Short task: Retype, please, the listing from its opening line through the line that contains "const points = residual.map((x, i)", both included, without the pictures.

START

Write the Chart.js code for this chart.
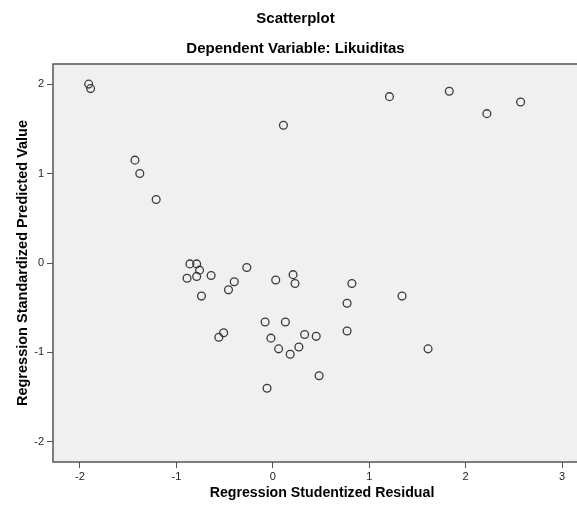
<!DOCTYPE html>
<html>
<head>
<meta charset="utf-8">
<script src="https://cdn.jsdelivr.net/npm/chart.js@4.4.1/dist/chart.umd.min.js"></script>
<style>
  html, body { margin: 0; padding: 0; background: #fff; overflow: hidden; }
  #wrap { width: 596px; height: 511px; }
</style>
</head>
<body>
<div id="wrap"><canvas id="scatter"></canvas></div>
<script>
// Regression Studentized Residual (x) / Regression Standardized Predicted Value (y)
const residual = [
  -1.91, -1.89, -1.43, -1.38, -1.21, 0.11, 1.21, 1.83, 2.22, 2.57,
  -0.86, -0.79, -0.76, -0.89, -0.79, -0.64, -0.74, -0.40, -0.46, -0.27,
  -0.51, -0.56, 0.03, 0.21, 0.23, -0.08, 0.13, -0.02, 0.06, 0.18,
  0.27, -0.06, 0.82, 1.34, 0.77, 0.33, 0.45, 0.77, 1.61, 0.48
];
const predicted = [
  2.00, 1.95, 1.15, 1.00, 0.71, 1.54, 1.86, 1.92, 1.67, 1.80,
  -0.01, -0.01, -0.08, -0.17, -0.15, -0.14, -0.37, -0.21, -0.30, -0.05,
  -0.78, -0.83, -0.19, -0.13, -0.23, -0.66, -0.66, -0.84, -0.96, -1.02,
  -0.94, -1.40, -0.23, -0.37, -0.45, -0.80, -0.82, -0.76, -0.96, -1.26
];
const xTicks = [-2, -1, 0, 1, 2, 3];
const yTicks = [-2, -1, 0, 1, 2];

const points = residual.map((x, i) => ({ x: x, y: predicted[i] }));

// grey plot background and frame
const frame = {
  id: 'frame',
  beforeDraw(chart) {
    const { ctx, chartArea: a } = chart;
    ctx.save();
    ctx.fillStyle = '#f0f0f0';
    ctx.fillRect(a.left, a.top, a.right - a.left, a.bottom - a.top);
    ctx.restore();
  },
  afterDraw(chart) {
    const { ctx, chartArea: a } = chart;
    ctx.save();
    ctx.strokeStyle = '#555';
    ctx.lineWidth = 1.5;
    ctx.strokeRect(a.left, a.top, a.right - a.left, a.bottom - a.top);
    ctx.restore();
  }
};

const fam = 'Liberation Sans, Arial, sans-serif';
const tickFont = { family: fam, size: 11 };

new Chart(document.getElementById('scatter'), {
  type: 'scatter',
  data: {
    datasets: [{
      data: points,
      pointRadius: 3.9,
      pointBorderWidth: 1.3,
      pointBorderColor: '#3a3a3a',
      pointBackgroundColor: 'rgba(0,0,0,0)'
    }]
  },
  options: {
    responsive: true,
    maintainAspectRatio: false,
    animation: false,
    events: [],
    layout: { autoPadding: false, padding: { left: 0, right: 5, top: 0, bottom: 0 } },
    plugins: {
      legend: { display: false },
      tooltip: { enabled: false },
      title: {
        display: true,
        text: 'Scatterplot',
        color: '#000',
        font: { family: fam, size: 15, weight: 'bold' },
        padding: { top: 10, bottom: 6 }
      },
      subtitle: {
        display: true,
        text: 'Dependent Variable: Likuiditas',
        color: '#000',
        font: { family: fam, size: 15, weight: 'bold' },
        padding: { top: 6, bottom: 6 }
      }
    },
    scales: {
      x: {
        type: 'linear',
        min: -2.28,
        max: 3.30,
        afterBuildTicks: s => { s.ticks = xTicks.map(v => ({ value: v })); },
        afterFit: s => { s.height = 49; },
        grid: { drawOnChartArea: false, drawTicks: true, tickLength: 6, color: '#555' },
        border: { display: false },
        ticks: { color: '#222', font: tickFont, padding: 2, maxRotation: 0, callback: v => String(v) },
        title: { display: true, text: 'Regression Studentized Residual', color: '#000', font: { family: fam, size: 14.2, weight: 'bold' }, padding: { top: 0, bottom: 9 } }
      },
      y: {
        type: 'linear',
        min: -2.225,
        max: 2.225,
        afterBuildTicks: s => { s.ticks = yTicks.map(v => ({ value: v })); },
        afterFit: s => { s.width = 53; },
        grid: { drawOnChartArea: false, drawTicks: true, tickLength: 6, color: '#555' },
        border: { display: false },
        ticks: { color: '#222', font: tickFont, padding: 3, callback: v => String(v) },
        title: { display: true, text: 'Regression Standardized Predicted Value', color: '#000', font: { family: fam, size: 14.5, weight: 'bold' }, padding: { top: 14, bottom: 0 } }
      }
    }
  },
  plugins: [frame]
});
</script>
</body>
</html>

END

Finished exercise:
Write the Chart.js code for this chart.
<!DOCTYPE html>
<html>
<head>
<meta charset="utf-8">
<script src="https://cdn.jsdelivr.net/npm/chart.js@4.4.1/dist/chart.umd.min.js"></script>
<style>
  html, body { margin: 0; padding: 0; background: #fff; overflow: hidden; }
  #wrap { width: 596px; height: 511px; }
</style>
</head>
<body>
<div id="wrap"><canvas id="scatter"></canvas></div>
<script>
// Regression Studentized Residual (x) / Regression Standardized Predicted Value (y)
const residual = [
  -1.91, -1.89, -1.43, -1.38, -1.21, 0.11, 1.21, 1.83, 2.22, 2.57,
  -0.86, -0.79, -0.76, -0.89, -0.79, -0.64, -0.74, -0.40, -0.46, -0.27,
  -0.51, -0.56, 0.03, 0.21, 0.23, -0.08, 0.13, -0.02, 0.06, 0.18,
  0.27, -0.06, 0.82, 1.34, 0.77, 0.33, 0.45, 0.77, 1.61, 0.48
];
const predicted = [
  2.00, 1.95, 1.15, 1.00, 0.71, 1.54, 1.86, 1.92, 1.67, 1.80,
  -0.01, -0.01, -0.08, -0.17, -0.15, -0.14, -0.37, -0.21, -0.30, -0.05,
  -0.78, -0.83, -0.19, -0.13, -0.23, -0.66, -0.66, -0.84, -0.96, -1.02,
  -0.94, -1.40, -0.23, -0.37, -0.45, -0.80, -0.82, -0.76, -0.96, -1.26
];
const xTicks = [-2, -1, 0, 1, 2, 3];
const yTicks = [-2, -1, 0, 1, 2];

const points = residual.map((x, i) => ({ x: x, y: predicted[i] }));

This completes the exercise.